2. **Token Type Legend**: The consistent use of green for text tokens and gray for latent tokens is critical for interpreting each method's strategy.
3. **Spatial Grounding**: The legend is positioned at the bottom-center. Each method's flowchart is left-aligned within its section. Annotations are placed directly above the relevant part of the flow they describe.
4. **Proposed Method Distinction**: The final method is labeled "(Ours)" and uses red text for its key mechanism, visually setting it apart as the authors' contribution. Its flow is the most complex, showing a non-uniform, interleaved pattern of token types.
### Interpretation
This diagram serves as a conceptual taxonomy and a pitch for a new method.
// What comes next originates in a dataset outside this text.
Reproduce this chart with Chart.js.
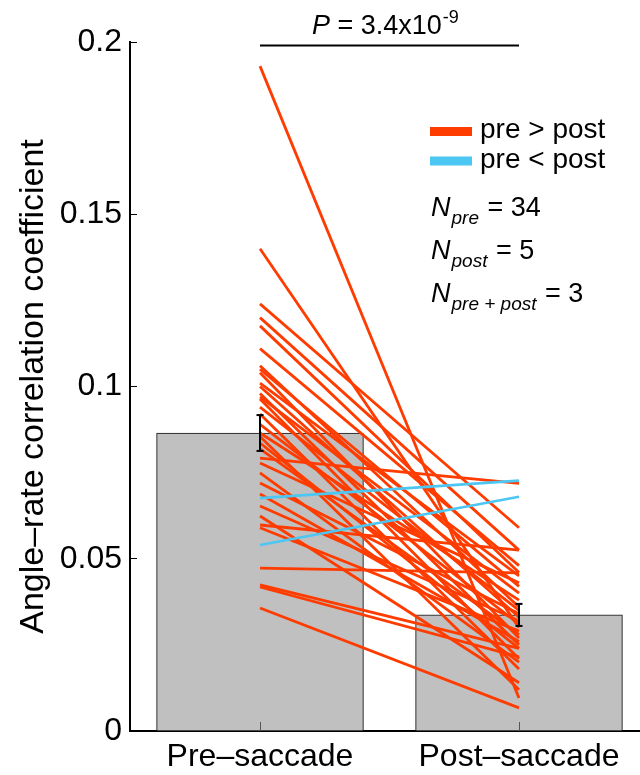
<!DOCTYPE html>
<html><head><meta charset="utf-8">
<script src="https://cdn.jsdelivr.net/npm/chart.js@4/dist/chart.umd.min.js"></script>
<style>html,body{margin:0;padding:0;background:#fff}#wrap{width:640px;height:775px}</style>
</head><body><div id="wrap"><canvas id="c" width="640" height="775"></canvas></div>
<script>
const categories = ['Pre\u2013saccade', 'Post\u2013saccade'];
const categoryX = [1, 2];
const barMeans = [0.0865, 0.0337];
const barErrors = [0.0052, 0.0032];
const redPre  = [0.193, 0.140, 0.124, 0.120, 0.1176, 0.111, 0.106, 0.105, 0.104, 0.101, 0.100, 0.098, 0.097, 0.0964, 0.094, 0.092, 0.089, 0.0865, 0.0855, 0.0836, 0.0819, 0.0792, 0.0778, 0.0749, 0.072, 0.0688, 0.0653, 0.0624, 0.0598, 0.059, 0.0473, 0.0424, 0.0418, 0.0357];
const redPost = [0.0096, 0.030, 0.059, 0.0525, 0.046, 0.048, 0.036, 0.042, 0.027, 0.045, 0.033, 0.025, 0.040, 0.021, 0.035, 0.018, 0.031, 0.038, 0.012, 0.024, 0.028, 0.0719, 0.043, 0.020, 0.034, 0.026, 0.032, 0.014, 0.0525, 0.029, 0.0459, 0.024, 0.0215, 0.0067];
const bluePre  = [0.0676, 0.054];
const bluePost = [0.0727, 0.068];
const yTicks = [0, 0.05, 0.1, 0.15, 0.2];
const sigLevel = 0.1992;
const pText = ['P', ' = 3.4x10', '-9'];
const legendLabels = ['pre > post', 'pre < post'];
const nLabels = [['N', 'pre', ' = 34'], ['N', 'post', ' = 5'], ['N', 'pre + post', ' = 3']];

const RED = '#ff3c00', BLUE = '#4cc6f2';
const FONT = '"Liberation Sans", Arial, Helvetica, sans-serif';

const datasets = [];
datasets.push({
  type: 'line', order: 0, label: 'err-pre',
  data: [{x: categoryX[0], y: barMeans[0] - barErrors[0]}, {x: categoryX[0], y: barMeans[0] + barErrors[0]}],
  borderColor: '#000', borderWidth: 2, pointStyle: 'line', pointRadius: 3.5, pointBorderWidth: 2, pointBorderColor: '#000'
});
datasets.push({
  type: 'line', order: 0, label: 'err-post',
  data: [{x: categoryX[1], y: barMeans[1] - barErrors[1]}, {x: categoryX[1], y: barMeans[1] + barErrors[1]}],
  borderColor: '#000', borderWidth: 2, pointStyle: 'line', pointRadius: 3.5, pointBorderWidth: 2, pointBorderColor: '#000'
});
bluePre.forEach((v, i) => datasets.push({
  type: 'line', order: 1, label: 'blue' + i,
  data: [{x: categoryX[0], y: v}, {x: categoryX[1], y: bluePost[i]}],
  borderColor: BLUE, borderWidth: 2.7, pointRadius: 0
}));
redPre.forEach((v, i) => datasets.push({
  type: 'line', order: 2, label: 'red' + i,
  data: [{x: categoryX[0], y: v}, {x: categoryX[1], y: redPost[i]}],
  borderColor: RED, borderWidth: 2.8, pointRadius: 0
}));
datasets.push({
  type: 'bar', order: 3, label: 'means',
  data: barMeans.map((m, i) => ({x: categoryX[i], y: m})),
  backgroundColor: '#c0c0c0', borderColor: '#3a3a3a', borderWidth: 1.2,
  barThickness: 207, grouped: false
});

const annot = {
  id: 'annot',
  afterDatasetsDraw(chart) {
    // category tick marks (drawn inward, visible over the bars)
    const ctx = chart.ctx, xs = chart.scales.x, ys = chart.scales.y;
    const yb = ys.getPixelForValue(0);
    ctx.save();
    ctx.strokeStyle = '#555'; ctx.lineWidth = 1;
    categoryX.forEach(v => {
      const px = Math.round(xs.getPixelForValue(v)) + 0.5;
      ctx.beginPath(); ctx.moveTo(px, yb); ctx.lineTo(px, yb - 9); ctx.stroke();
    });
    ctx.restore();
  },
  afterDraw(chart) {
    const ctx = chart.ctx, xs = chart.scales.x, ys = chart.scales.y;
    ctx.save();
    ctx.strokeStyle = '#000'; ctx.lineWidth = 2;
    const yb = ys.getPixelForValue(0);
    ctx.beginPath(); ctx.moveTo(chart.chartArea.right - 1, yb); ctx.lineTo(chart.width, yb); ctx.stroke();
    const yl = Math.round(ys.getPixelForValue(sigLevel)) + 0.5;
    ctx.beginPath(); ctx.moveTo(xs.getPixelForValue(categoryX[0]), yl); ctx.lineTo(xs.getPixelForValue(categoryX[1]), yl); ctx.stroke();
    ctx.fillStyle = '#000'; ctx.textBaseline = 'alphabetic'; ctx.textAlign = 'left';
    let x = 312;
    ctx.font = 'italic 27px ' + FONT; ctx.fillText(pText[0], x, 34); x += ctx.measureText(pText[0]).width;
    ctx.font = '27px ' + FONT; ctx.fillText(pText[1], x, 34); x += ctx.measureText(pText[1]).width;
    ctx.font = '18px ' + FONT; ctx.fillText(pText[2], x + 1, 23);
    const sw = [[RED, 131.5], [BLUE, 161]];
    sw.forEach((s, i) => {
      ctx.fillStyle = s[0]; ctx.fillRect(430, s[1] - 4.5, 42, 9);
      ctx.fillStyle = '#000'; ctx.font = '28px ' + FONT; ctx.textBaseline = 'middle';
      ctx.fillText(legendLabels[i], 480, s[1] - 1);
    });
    ctx.textBaseline = 'alphabetic';
    const baselines = [216, 259, 302];
    nLabels.forEach((n, i) => {
      let xx = 431;
      ctx.font = 'italic 27px ' + FONT; ctx.fillText(n[0], xx, baselines[i]); xx += ctx.measureText(n[0]).width;
      ctx.font = 'italic 19px ' + FONT; ctx.fillText(n[1], xx + 1, baselines[i] + 8); xx += ctx.measureText(n[1]).width + 2;
      ctx.font = '27px ' + FONT; ctx.fillText(n[2], xx, baselines[i]);
    });
    ctx.restore();
  }
};

new Chart(document.getElementById('c'), {
  type: 'line',
  data: {datasets},
  plugins: [annot],
  options: {
    responsive: false, animation: false,
    layout: {padding: {top: 42, right: 0, left: 0, bottom: 0}},
    plugins: {legend: {display: false}, tooltip: {enabled: false}},
    scales: {
      x: {
        type: 'linear', min: 0.498, max: 2.444, offset: false,
        afterBuildTicks: s => { s.ticks = categoryX.map(v => ({value: v})); },
        afterFit: s => { s.height = 44; s.paddingLeft = 0; s.paddingRight = 0; },
        ticks: {color: '#000', font: {size: 32, family: FONT}, padding: 16, maxRotation: 0,
          callback: v => categories[categoryX.indexOf(v)]},
        grid: {offset: false, drawOnChartArea: false, drawTicks: true, tickLength: -9, color: '#000', tickColor: '#000', lineWidth: 1},
        border: {display: true, color: '#000', width: 2}
      },
      y: {
        type: 'linear', min: 0, max: 0.2,
        afterBuildTicks: s => { s.ticks = yTicks.map(v => ({value: v})); },
        afterFit: s => { s.width = 130; },
        ticks: {color: '#000', font: {size: 32, family: FONT}, padding: 15,
          callback: v => String(v)},
        grid: {drawOnChartArea: false, drawTicks: true, tickLength: -7, color: '#000', tickColor: '#000', lineWidth: 1},
        border: {display: true, color: '#000', width: 2},
        title: {display: true, text: 'Angle\u2013rate correlation coefficient', color: '#000',
          font: {size: 34, family: FONT}, padding: {top: 13, bottom: 0}}
      }
    }
  }
});
</script></body></html>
It visually argues that existing approaches to latent reasoning fall into distinct categories: fully explicit, fully latent, or hybrid with fixed patterns. The proposed "LT-Tuning" method is presented as a more advanced, dynamic alternative.
The core innovation suggested is **adaptive reasoning granularity**. Instead of committing to a fixed number of latent steps (Coconut) or a simple alternation, the model using LT-Tuning can flexibly generate latent tokens for internal computation and text tokens for explicit reasoning at points where they are most useful, guided by confidence and context prediction. This aims to combine the interpretability of chain-of-thought with the efficiency and power of latent reasoning, potentially leading to more robust and capable AI reasoning systems. The diagram effectively communicates that the field is moving from static reasoning pathways toward dynamic, model-controlled reasoning processes.